Ich entschuldige mich für die Einseitigkeit. Wie konnte ich unausgewogen sein zwischen Mörder und Ermordetem, Dieb und Geschädigtem, Besatzer und Besetztem? Vergeben Sie mir, dass ich Ihnen die Freude verderbe und den Stolz auf ein Land, in dem Milch fließt und Mobileye mitfährt, und außerdem gibt es Cherry-Tomaten. Es gibt so viele wunderbare Dinge in diesem Land, und „Haaretz“ - mit seiner „verdorbenen Moral“,  wie Sie sagen, - verdirbt die Freude daran. Wie konnte ich übersehen, dass Sie die Wahrheit nicht lesen möchten, und das nicht berücksichtigen, wenn ich aus den besetzten Gebieten zurück kam, jede Woche, um über das zu schreiben, was ich mit eigenen Augen gesehen habe? 

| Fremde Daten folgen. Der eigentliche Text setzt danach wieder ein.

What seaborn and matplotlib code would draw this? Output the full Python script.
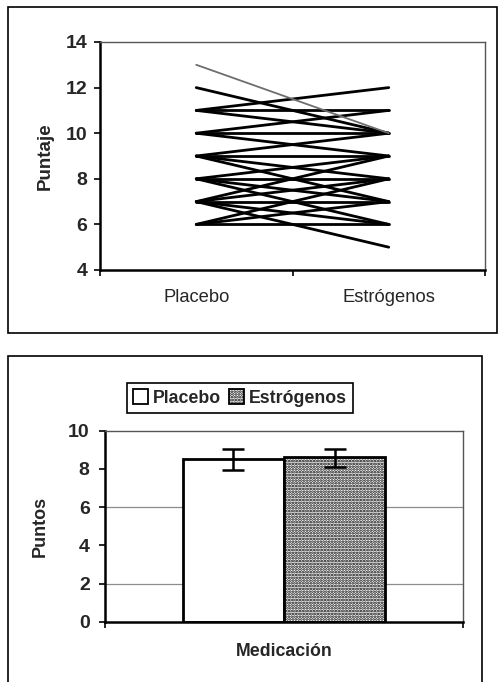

Jetzt ist es zu spät. Der Aufruf, Schokoladen-Brotaufstrich zu boykottieren, war sogar für Sie zu viel, und so haben Sie beschlossen, Haaretz zu boykottieren. Von nun an wird am Samstag auf dem Tisch des Hauses nur die wöchentliche rechts gerichtete „Makor Rishon“ liegen. Darin wird nicht zu lesen sein, wie Soldaten der IDF vor drei Wochen fünf Palästinenser in einem Auto mit Kugeln durchsiebt haben. Ich bin sicher, Ihre Samstage werden in Zukunft sehr viel erquicklicher sein.